Yale Law students argued in Hartford federal court earlier this week that two Connecticut residents deported to Italy should be allowed to testify in person before the General Assembly.
U.S. District Court Judge Vanessa Bryant has yet to rule on whether Paula Milardo and Arnold Giammarco, who both moved to Connecticut legally in the early 1960s when they were children, should be allowed to return temporarily for an April hearing on how criminal convictions affect immigrant families.
Milardo was deported in 2011 because of a theft conviction. Giammarco was deported in 2012 because of convictions for drug possession and misdemeanor theft.
In February, Rep. William Tong, D-Stamford, and Sen. Eric Coleman, D-Hartford, the co-chairs of the Judiciary Committee, subpoenaed Milardo and Giammarco to appear at an April 4 hearing about how criminal convictions affect immigrant families.
Earlier this month, the Yale Law School students representing Milardo and Giammarco submitted a petition with the court that asks the Department of Homeland Security to temporary suspend blocking the deportees from returning to the U.S.
According to the Yale Law School website, Milardo is also requesting that she be allowed to attend her state habeas trial which is scheduled for April 18 and 20.
Elizabeth Stevens, the assistant director of the Department of Justice’s Office of Immigration Litigation, argued that there is “no compelling, emergent reason” for Giammarco and Milardo to return. Immigration officials have offered to provide teleconferencing equipment for the two to testify from their current residences in Italy.
Claire Simonich, one of the law students representing the deportees on behalf of the Worker & Immigrant Rights Advocacy Clinic at Yale Law School said she was “hopeful that Judge Bryant would defer to” the General Assembly and allow the pair to testify in person. She expects Bryant to issue a ruling “relatively soon.”
For the legislators, the deportees presence at the hearing is “essential to assess their credibility and remorse,” Simonich added.

Giammarco legally moved to the U.S. from Italy at the age of four in 1960. The next year, 11 year old Milardo made the same journey. Both settled and raised their families in Connecticut. The former served in the US Army, was honorably discharged, and joined the Connecticut National Guard. The latter married a US Army veteran of Vietnam, had three children and six grandchildren.
More recently, both also dealt with addictions. When Giammarco’s first marriage fell apart, he became addicted to drugs and was arrested multiple times on low-level larceny charges and spent some time in jail. Milardo became addicted to gambling and, in 2010, was arrested for stealing $30,000 from a friend. Milardo pled guilty, repaid the theft, apologized, served five months in jail and, like Giammarco, is now recovered from her addiction.
In 2011, both were seized by federal immigration officials. Milardo, on the grounds of her larceny conviction, was deported immediately to Sicily. Giammarco spent 18 months in custody fighting his deportation on the grounds of his 1982 application for citizenship that was never fully processed by the government. After he and his family could no longer financially support the appeal, he too was deported.

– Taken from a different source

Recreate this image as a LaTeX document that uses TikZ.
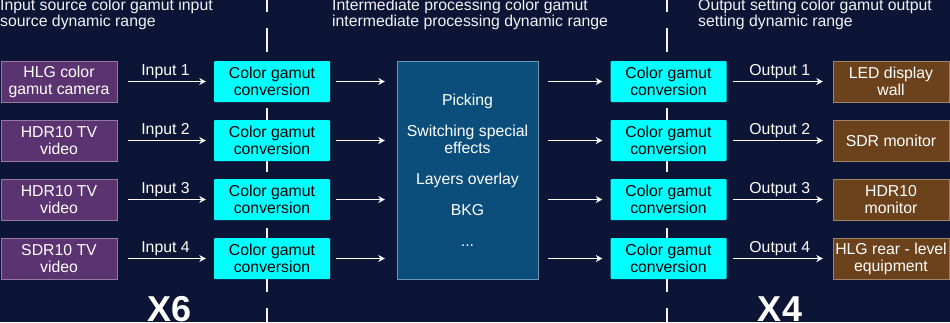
\documentclass[tikz,border=0pt]{standalone}
\usepackage{fontspec}
\setmainfont{Liberation Sans}
\usepackage{xcolor}
\definecolor{navybg}{HTML}{0C1535}
\definecolor{srcpurple}{HTML}{5A3370}
\definecolor{convcyan}{HTML}{00FFFF}
\definecolor{procblue}{HTML}{0B4E7B}
\definecolor{outbrown}{HTML}{6B421C}
\usepackage{tikz}
\usetikzlibrary{arrows.meta,positioning,calc}

\begin{document}
\begin{tikzpicture}[x=1pt,y=-1pt,
  source/.style={draw=srcpurple!65!white,fill=srcpurple,text=white,
                 minimum width=116pt,minimum height=41pt,inner sep=1pt,
                 font=\fontsize{15.8}{17}\selectfont,align=center},
  convert/.style={fill=convcyan,text=black,rounded corners=1pt,
                  minimum width=116pt,minimum height=41pt,inner sep=1pt,
                  font=\fontsize{15.8}{17}\selectfont,align=center},
  process/.style={draw=procblue!60!white,fill=procblue,text=white,
                  minimum width=141pt,minimum height=218pt,inner sep=1pt,
                  font=\fontsize{15.8}{17}\selectfont,align=center},
  target/.style={draw=outbrown!65!white,fill=outbrown,text=white,
                 minimum width=116pt,minimum height=41pt,inner sep=1pt,
                 font=\fontsize{15.8}{17}\selectfont,align=center},
  heading/.style={text=white!90!gray,inner sep=0pt,anchor=base west,
                  font=\fontsize{15.8}{16}\selectfont,align=left},
  tag/.style={above,text=white,inner sep=2pt,font=\fontsize{15.8}{17}\selectfont},
  tally/.style={text=white,anchor=base,font=\bfseries\fontsize{36}{36}\selectfont},
  flow/.style={-{Stealth[length=6.5pt,width=7pt]},white,line width=1.8pt},
  divider/.style={white!92!gray,line width=2.8pt,dash pattern=on 24pt off 16pt}
]
\useasboundingbox (0,0) rectangle (950,322);
\fill[navybg] (0,0) rectangle (950,322);

% dashed section borders
\coordinate (cutA top) at (267,-12);
\coordinate (cutA bot) at (267,345);
\coordinate (cutB top) at (667,-12);
\coordinate (cutB bot) at (667,345);
\draw[divider] (cutA top) -- (cutA bot);
\draw[divider] (cutB top) -- (cutB bot);

% headings (base = last line)
\node[heading] (headIn) at (0,26) {Input source color gamut input\\source dynamic range};
\node[heading] (headMid) at (332,26) {Intermediate processing color gamut\\intermediate processing dynamic range};
\node[heading] (headOut) at (698,26) {Output setting color gamut output\\setting dynamic range};

% sources
\node[source] (src1) at (59,81.5)  {HLG color\\gamut camera};
\node[source] (src2) at (59,140.5) {HDR10 TV\\video};
\node[source] (src3) at (59,199.5) {HDR10 TV\\video};
\node[source] (src4) at (59,258.5) {SDR10 TV\\video};

% input conversions
\node[convert] (cvi1) at (272,81.5)  {Color gamut\\conversion};
\node[convert] (cvi2) at (272,140.5) {Color gamut\\conversion};
\node[convert] (cvi3) at (272,199.5) {Color gamut\\conversion};
\node[convert] (cvi4) at (272,258.5) {Color gamut\\conversion};

% processing
\node[process] (proc) at (467.5,170) {Picking\\[14pt]Switching special\\effects\\[14pt]Layers overlay\\[14pt]BKG\\[14pt]...};

% output conversions
\node[convert] (cvo1) at (668.5,81.5)  {Color gamut\\conversion};
\node[convert] (cvo2) at (668.5,140.5) {Color gamut\\conversion};
\node[convert] (cvo3) at (668.5,199.5) {Color gamut\\conversion};
\node[convert] (cvo4) at (668.5,258.5) {Color gamut\\conversion};

% targets
\node[target] (dst1) at (891,81.5)  {LED display\\wall};
\node[target] (dst2) at (891,140.5) {SDR monitor};
\node[target] (dst3) at (891,199.5) {HDR10\\monitor};
\node[target] (dst4) at (891,258.5) {HLG rear - level\\equipment};

\draw[flow,shorten <=11pt,shorten >=8pt] (src1) -- node[tag]{Input 1} (cvi1);
\draw[flow,shorten <=11pt,shorten >=8pt] (src2) -- node[tag]{Input 2} (cvi2);
\draw[flow,shorten <=11pt,shorten >=8pt] (src3) -- node[tag]{Input 3} (cvi3);
\draw[flow,shorten <=11pt,shorten >=8pt] (src4) -- node[tag]{Input 4} (cvi4);

\draw[flow,shorten <=6pt,shorten >=12pt] (cvi1.east) -- (cvi1.east -| proc.west);
\draw[flow,shorten <=6pt,shorten >=12pt] (cvi2.east) -- (cvi2.east -| proc.west);
\draw[flow,shorten <=6pt,shorten >=12pt] (cvi3.east) -- (cvi3.east -| proc.west);
\draw[flow,shorten <=6pt,shorten >=12pt] (cvi4.east) -- (cvi4.east -| proc.west);

\draw[flow,shorten <=10pt,shorten >=8pt] (proc.east |- cvo1.west) -- (cvo1.west);
\draw[flow,shorten <=10pt,shorten >=8pt] (proc.east |- cvo2.west) -- (cvo2.west);
\draw[flow,shorten <=10pt,shorten >=8pt] (proc.east |- cvo3.west) -- (cvo3.west);
\draw[flow,shorten <=10pt,shorten >=8pt] (proc.east |- cvo4.west) -- (cvo4.west);

\draw[flow,shorten <=6pt,shorten >=10pt] (cvo1) -- node[tag]{Output 1} (dst1);
\draw[flow,shorten <=6pt,shorten >=10pt] (cvo2) -- node[tag]{Output 2} (dst2);
\draw[flow,shorten <=6pt,shorten >=10pt] (cvo3) -- node[tag]{Output 3} (dst3);
\draw[flow,shorten <=6pt,shorten >=10pt] (cvo4) -- node[tag]{Output 4} (dst4);

% channel counts
\node[tally] (inCount) at (170,321) {X6};
\node[tally] (outCount) at (780,321) {X4};
\end{tikzpicture}
\end{document}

Giammarco, who is now married to an American citizen with whom he has a five year old daughter he Skypes daily, received widespread media attention after filing a federal lawsuit in 2013 in hopes of forcing the Citizenship and Immigration Services, a branch of the Department of Homeland Security, to adjudicate his decades-old application.
According to the Worker and Immigrant Rights Advocacy Clinic, the lawsuit was originally dismissed by the U.S. District Court, but was taken up for reconsideration last fall.
During last year’s legislative session resolutions to formally pardon Giammarco were introduced by Rep. Jack Hennessy, D-Bridgeport, and Rep. Roland Lemar, D-New Haven, but neither were voted upon.
“As far as we know, this is the first time that a state legislature has issued a subpoena for the testimony of a deported resident,” Simonich said.